CHARLOTTESVILLE, Va. (WFXR) — It’s a friendship that dates back to the 1990s and started halfway across the world in New Zealand.
“It’s just been great to be working with Tony again,” Kirk Penney said.
Of course, the “Tony” that Penney is referring to is Virginia head coach Tony Bennett. And Penney is the team’s director of player development, a position Bennett created specifically for him in the offseason.
The story of how Bennett crossed paths with Penney dates back nearly a quarter century.
“After I played for the Charlotte Hornets, I went over to New Zealand and he was 15 years old,” Bennett said. “And I remember, there’s a guy there who said, ‘Hey, there’s this young guy who is one of the best players in the country, would you just work out with him and see what you think.'”
At the time, Penney wasn’t sure if he’d have a future in basketball.
“I was a stoned nose 15- or 16-year-old kid in New Zealand who was probably going to go on to Auckland University and basketball was just something that I loved to do,” Penney said.
Penney played some one-on-one basketball with Bennett. And the Auckland-native ended up breaking Bennett’s nose in the process.
“We were playing and went for a loose ball and I said either this guy is really tough or he’s a little crazy,” Bennett recalled. “But either one was good. he’s tough minded but that’s a memory I’ve tried to forget.”
Despite the mishap, Bennett invited Penney to practice with his pro team.
“Just from that moment on,” Bennett said, “I just watched his career progress and you could see he had special written all over him as a player.”
Penney went on to play at Wisconsin, helping the Badgers make the Final Four in 2000 under the direction of Tony’s dad, Dick Bennett. And while the younger Bennett went on his own coaching path, Penney enjoyed a 15-year professional playing career, including NBA stints with the Miami Heat and Los Angeles Clippers. He also represented New Zealand at two Olympic Games.
Fast forward to the offseason, shortly after UVA’s national title run, when Bennett brought Penney on to his coaching staff.
“I mean my wife and I were evaluating the different opportunities and we’re going back and forth on it. We decided that I always wanted to coach,” Penney said. “Finally, with my career ending, we pulled the trigger on it.”
The opportunity has allowed Penney to give back to the sport that’s given him so much.
“I’ve learned that I really enjoy it. I’ve learned that I really enjoy being around the guys and breathing back into their lives and the thing about this, it’s not always about basketball,” Penney said. “It expands into life.”
Penney has made Charlottesville his second home with his wife and three kids.
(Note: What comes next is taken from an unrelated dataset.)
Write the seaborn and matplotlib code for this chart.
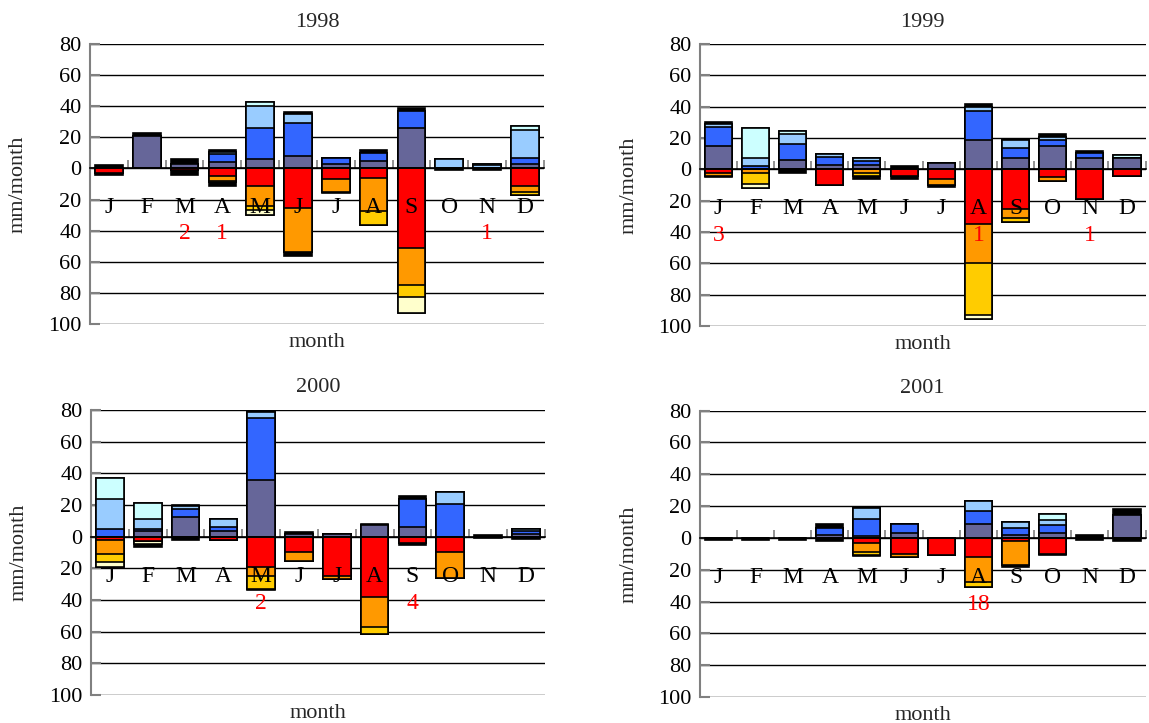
import numpy as np
import pandas as pd
import matplotlib
matplotlib.use("Agg")
import matplotlib.pyplot as plt
import seaborn as sns

# ---------------------------------------------------------------
# data (mm/month)
# ---------------------------------------------------------------
month_keys = ["Jan", "Feb", "Mar", "Apr", "May", "Jun",
              "Jul", "Aug", "Sep", "Oct", "Nov", "Dec"]
month_letters = ["J", "F", "M", "A", "M", "J", "J", "A", "S", "O", "N", "D"]
years = ["1998", "1999", "2000", "2001"]

# positive stack, bottom -> top
pos_layers = ["slate", "blue", "lightblue", "cyan", "black"]
pos_colors = ["#666699", "#3366FF", "#99CCFF", "#CCFFFF", "#000000"]
# negative stack, top -> bottom
neg_layers = ["red", "orange", "gold", "paleyellow", "black"]
neg_colors = ["#FF0000", "#FF9900", "#FFCC00", "#FFFFCC", "#000000"]

# 1998
slate_1998 = [0, 21, 3, 4, 6, 8, 3, 5, 26, 0, 0, 3]
blue_1998 = [0, 0, 0, 5, 20, 21, 4, 5, 11, 0, 0, 4]
lightblue_1998 = [0, 0, 0, 1.5, 14, 6, 0, 0, 0, 6, 2, 18]
cyan_1998 = [0, 0, 0, 0, 3, 0, 0, 0, 0, 0, 1, 2]
black_up_1998 = [2, 2, 3, 1.5, 0, 1.5, 0, 2, 2, 0, 0, 0]
red_1998 = [3, 0, 1, 5, 11, 25.5, 7, 6, 51, 0, 0, 11]
orange_1998 = [0, 0, 0, 3, 13, 28, 8, 21.5, 24, 0, 0, 4]
gold_1998 = [0, 0, 0, 1, 3, 0, 0, 9, 8, 0, 0, 2]
paleyellow_1998 = [0, 0, 0, 0, 3, 0, 0, 0, 10, 0, 0, 0]
black_down_1998 = [1, 0, 3, 2, 0, 2.5, 1, 0, 0, 1, 1, 0]
notes_1998 = ["", "", "2", "1", "", "", "", "", "", "", "1", ""]

# 1999
slate_1999 = [15, 0, 6, 3, 3, 0, 4, 19, 7, 15, 7, 7]
blue_1999 = [12, 2.5, 10, 5, 2.5, 0, 0, 18, 6.5, 4, 3.5, 0]
lightblue_1999 = [2, 5, 6.5, 2, 1.5, 0, 0, 3, 5, 2, 0, 0]
cyan_1999 = [0, 19, 2, 0, 0, 0, 0, 0, 0, 0, 0, 2]
black_up_1999 = [1.5, 0, 0, 0, 0, 2, 0, 1.5, 0, 1.5, 1.5, 0]
red_1999 = [2, 0, 0, 10, 0, 4, 6, 35, 25.5, 5, 19, 4]
orange_1999 = [2, 2, 0, 0, 2, 0, 4, 25, 5.5, 2.5, 0, 0]
gold_1999 = [0, 7, 0, 0, 2.5, 0, 0, 33, 2.5, 0, 0, 0]
paleyellow_1999 = [0, 3, 0, 0, 0, 0, 0, 2.5, 0, 0, 0, 0]
black_down_1999 = [1, 0, 2, 0, 1.5, 2, 1, 0, 0, 0, 0, 0]
notes_1999 = ["3", "", "", "", "", "", "", "1", "", "", "1", ""]

# 2000
slate_2000 = [0, 3.5, 12.5, 3.5, 36, 1.5, 1.5, 7, 6, 0, 0, 1.5]
blue_2000 = [5, 1.5, 5, 2.5, 39, 0, 0, 0, 18, 20.5, 0, 2]
lightblue_2000 = [19, 6, 1.5, 5, 4, 0, 0, 0, 0, 7.5, 0, 1.5]
cyan_2000 = [13, 10.5, 0, 0, 0, 0, 0, 0, 0, 0, 0, 0]
black_up_2000 = [0, 0, 1, 0, 0, 1.5, 0, 1, 1.5, 0, 1, 0]
red_2000 = [2, 3, 0, 2, 19, 9.5, 25, 38.5, 4, 10, 0, 0]
orange_2000 = [9, 0, 0, 0, 6, 6, 2, 18.5, 0, 16.5, 0, 0]
gold_2000 = [5, 0, 0, 0, 8, 0, 0, 4.5, 0, 0, 0, 0]
paleyellow_2000 = [3, 2, 0, 0, 0, 0, 0, 0, 0, 0, 0, 0]
black_down_2000 = [0, 1.5, 2, 0, 1, 0, 0, 0, 1.5, 0, 1, 1.5]
notes_2000 = ["", "", "", "", "2", "", "", "", "4", "", "", ""]

# 2001
slate_2001 = [0, 0, 0, 2, 1, 3, 0, 8.5, 2, 3, 0, 14.5]
blue_2001 = [0, 0, 0, 4, 11, 6, 0, 8.5, 4, 5, 0, 0]
lightblue_2001 = [0, 0, 0, 0, 7, 0, 0, 6, 4, 3, 0, 0]
cyan_2001 = [0, 0, 0, 0, 0, 0, 0, 0, 0, 4, 0, 0]
black_up_2001 = [0, 0, 0, 2.5, 0, 0, 0, 0, 0, 0, 2, 3.5]
red_2001 = [0, 0, 0, 0, 3, 10, 11, 12, 2, 10, 0, 0]
orange_2001 = [0, 0, 0, 0, 6, 1.7, 0, 16, 15, 0, 0, 0]
gold_2001 = [0, 0, 0, 0, 1.5, 0, 0, 3, 0, 0, 0, 0]
paleyellow_2001 = [0, 0, 0, 0, 0, 0, 0, 0, 0, 0, 0, 0]
black_down_2001 = [1.3, 1.3, 1.3, 2, 1, 0, 0, 0, 1.3, 1, 1, 2]
notes_2001 = ["", "", "", "", "", "", "", "18", "", "", "", ""]

pos_data = {
    "1998": [slate_1998, blue_1998, lightblue_1998, cyan_1998, black_up_1998],
    "1999": [slate_1999, blue_1999, lightblue_1999, cyan_1999, black_up_1999],
    "2000": [slate_2000, blue_2000, lightblue_2000, cyan_2000, black_up_2000],
    "2001": [slate_2001, blue_2001, lightblue_2001, cyan_2001, black_up_2001],
}
neg_data = {
    "1998": [red_1998, orange_1998, gold_1998, paleyellow_1998, black_down_1998],
    "1999": [red_1999, orange_1999, gold_1999, paleyellow_1999, black_down_1999],
    "2000": [red_2000, orange_2000, gold_2000, paleyellow_2000, black_down_2000],
    "2001": [red_2001, orange_2001, gold_2001, paleyellow_2001, black_down_2001],
}
notes = {"1998": notes_1998, "1999": notes_1999, "2000": notes_2000, "2001": notes_2001}

# ---------------------------------------------------------------
# style
# ---------------------------------------------------------------
sns.set_theme(style="white")
plt.rcParams["font.family"] = ["Liberation Serif", "DejaVu Serif"]
FS = 16

fig = plt.figure(figsize=(11.49, 7.23), dpi=100)

# axes rectangles (left, bottom, width, height) in figure fractions
rects = {
    "1998": [0.0783, 0.552, 0.395, 0.387],
    "1999": [0.609, 0.549, 0.388, 0.390],
    "2000": [0.0792, 0.039, 0.395, 0.394],
    "2001": [0.609, 0.036, 0.388, 0.396],
}


def stacked_frame(layers, names, sign):
    # cumulative stack heights per month, one column per layer
    df = pd.DataFrame(dict(zip(names, layers)), index=month_keys)
    cum = df.cumsum(axis=1) * sign
    cum["month"] = month_keys
    return cum


for year in years:
    ax = fig.add_axes(rects[year])

    pos = stacked_frame(pos_data[year], pos_layers, 1)
    neg = stacked_frame(neg_data[year], neg_layers, -1)

    # draw outermost cumulative first, inner layers on top of it
    for frame, names, colors in [(pos, pos_layers, pos_colors), (neg, neg_layers, neg_colors)]:
        for name, col in reversed(list(zip(names, colors))):
            sns.barplot(data=frame, x="month", y=name, order=month_keys, color=col,
                        saturation=1, width=0.73, edgecolor="black", linewidth=1.2,
                        errorbar=None, ax=ax)

    ax.set_ylim(-100, 80)
    ax.set_xlim(-0.5, 11.5)
    yt = np.arange(-100, 81, 20)
    ax.set_yticks(yt)
    ax.set_yticklabels([str(abs(v)) for v in yt], fontsize=FS)
    ax.set_xticks(np.arange(-0.5, 12, 1))
    ax.set_xticklabels([""] * 13)

    ax.yaxis.grid(True, color="black", linewidth=1)
    ax.xaxis.grid(False)
    ax.set_axisbelow(True)

    for s in ["top", "right"]:
        ax.spines[s].set_visible(False)
    ax.spines["left"].set_color("#808080")
    ax.spines["left"].set_linewidth(1.5)
    ax.spines["bottom"].set_position(("data", 0))
    ax.spines["bottom"].set_color("black")
    ax.spines["bottom"].set_linewidth(1.2)
    ax.tick_params(axis="x", direction="in", length=5.5, width=1.2, color="#808080",
                   pad=0, bottom=True)
    ax.tick_params(axis="y", direction="in", length=7, width=1.5, color="#808080",
                   pad=6, labelcolor="black", left=True)

    ax.set_xlabel("")
    ax.set_ylabel("")

    # month letters sit inside the plot, below the zero line
    for i, letter in enumerate(month_letters):
        ax.text(i, -25, letter, ha="center", va="center", fontsize=FS + 1,
                color="black", zorder=5)
    for i, n in enumerate(notes[year]):
        if n:
            ax.text(i, -42, n, ha="center", va="center", fontsize=FS + 1,
                    color="red", zorder=5)

    ax.text(0.5, 1.078, year, transform=ax.transAxes, ha="center", va="center",
            fontsize=FS)
    ax.text(0.5, -0.065, "month", transform=ax.transAxes, ha="center", va="center",
            fontsize=FS)
    ax.text(-0.159, 0.5, "mm/month", transform=ax.transAxes, ha="center",
            va="center", rotation=90, fontsize=FS)

fig.savefig("out.png", dpi=100)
And the tiny college town could also be the launchpad for a long and successful coaching career in the future.
“He has a lot to offer to the game and what an incredible experience he’s getting,” Bennett said. “Being here at the college setting, he’ll have opportunities to coach.”
As the Cavaliers embark on the postseason as the No. 2 seed in this week’s ACC Tournament, Penney is grateful for the friendship that started thousand of miles away.
“The one thing about Tony is that it’s been a very, very special relationship. He opened up the world to me,” Penney said. “By him coming to New Zealand for three years, not only did it provide a way to develop into a player that would be good enough, but it opened a door that otherwise wouldn’t have been open.”
Bennett now opening the door to a new path for Penney, further strengthening a life-long connection.
Penney said: “And I’ll always remember that.”